We obviously need full unit tests for check_plain() check_url(), filter_xss_admin() etc. to ensure they actually escape properly - but while I'm hoping the examples in this one will be useful for those tests, I don't think they're needed for this patch.
Comment #22
Dries CreditAttribution: Dries commentedIf the only goal is to validate whether we wrap the url() call in check_url(), we don't need to run all of the XSS tests. It would suffice to run one -- not?
Comment #23
catchRe-rolled with only one example. Will switch the XSSTestCase into a new issue so we can add it along with proper tests.
Comment #25
mfer CreditAttribution: mfer commentedIf someone doesn't beat me to it I'll review this on Thursday.
Comment #26
mfer CreditAttribution: mfer commentedUpdated to follow head. Exact same patch as #23 just different offsets. Ran tests and manually tested change. Looks good.
Comment #27
Dries CreditAttribution: Dries commentedCommitted to CVS HEAD. Thanks!
Comment #29
Dave ReidMarking to be ported to 6.x
Comment #30
mr.baileysThis change caused an issue in HEAD, since filter_xss_bad_protocol was also check_plaining its argument. By implementing this, check_plain is no longer called, and the output can contain invalid markup (see #399488: Invalid markup generated by l().).
Comment #31
mr.baileysSorry, I shouldn't have changed the status since there is no patch yet.
Comment #32
smk-ka CreditAttribution: smk-ka commentedD6 backport combines this patch with #399488: Invalid markup generated by l()..
Comment #33
dpearcefl CreditAttribution: dpearcefl commentedHas this been fixed in the latest D6?
Comment #34
dpearcefl CreditAttribution: dpearcefl commentedComment #35
neclimdulDon't know why #354812-32: filter_xss_bad_protocol is called hundreds of times on some pages. can't be reviewed. patch visually looks correct and applies.
Comment #36
dpearcefl CreditAttribution: dpearcefl commentedSometimes the testbot ignores the patch if the filename is non-standard.

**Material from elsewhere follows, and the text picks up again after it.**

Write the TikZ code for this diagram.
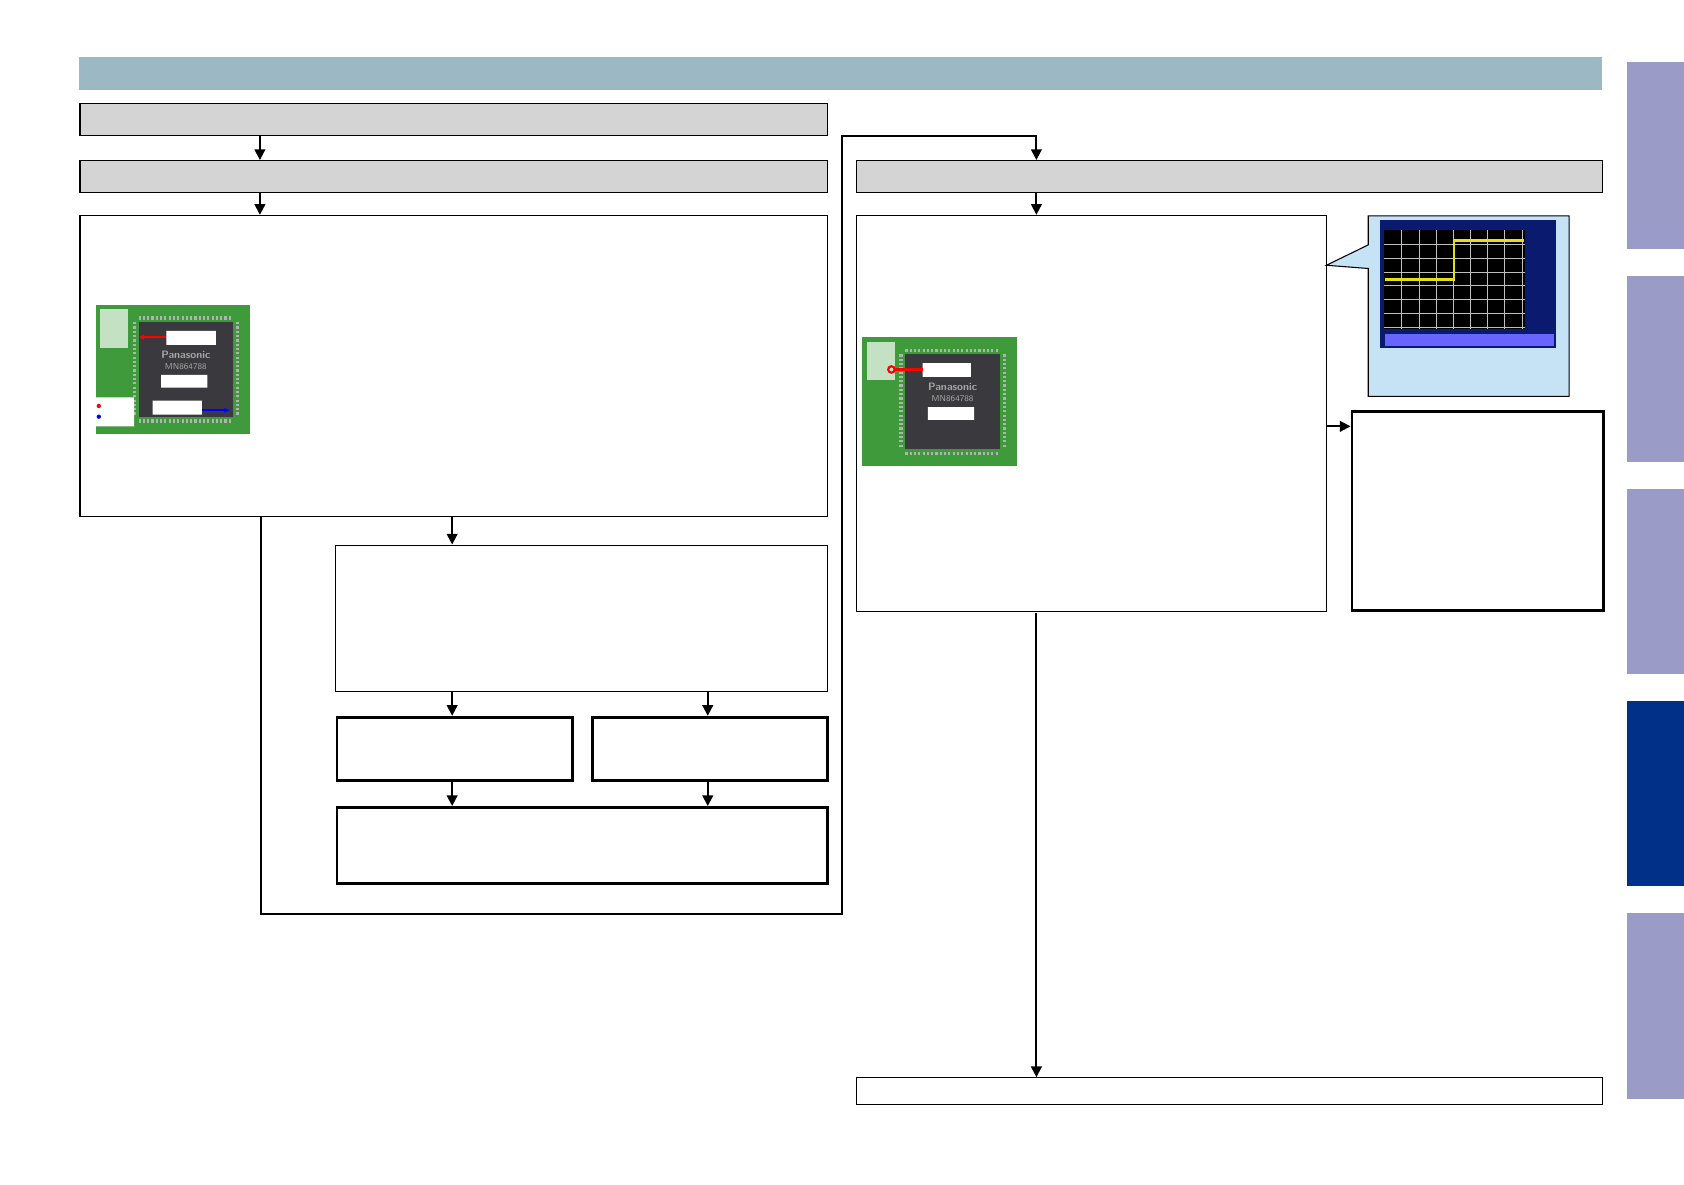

[description]-[issue-number]-[comment-number].patch
http://drupal.org/node/707484
You will need to resubmit the patch and change the status to needs review.
Comment #37
neclimdul@dpearceMN I'm pretty sure there are no d6 tests for core so testbot won't run on it.
Comment #38
c960657 CreditAttribution: c960657 commentedI think this optimization breaks the current behaviour of D6 in cases like this:
l('foo', 'baz://foo.bar', array('external' => TRUE))
According to #354812-11: filter_xss_bad_protocol is called hundreds of times on some pages., $options['external'] is not a valid option for l(), but according to the documentation of l() in D6 the function accepts all options supported by url().
So even though I think this is a good optimization for D7, I'm afraid we cannot use the same approach in D6 without breaking the existing behaviour in a way that may have some security impact.
Comment #39
Anonymous (not verified) CreditAttribution: Anonymous commentedI'm going to guess this is a won't fix for D6, since D6 commits focus on security fixes at this point.
Comment #40
Anonymous (not verified) CreditAttribution: Anonymous commentedChanging issue status to reflect that it was fixed in 7.x.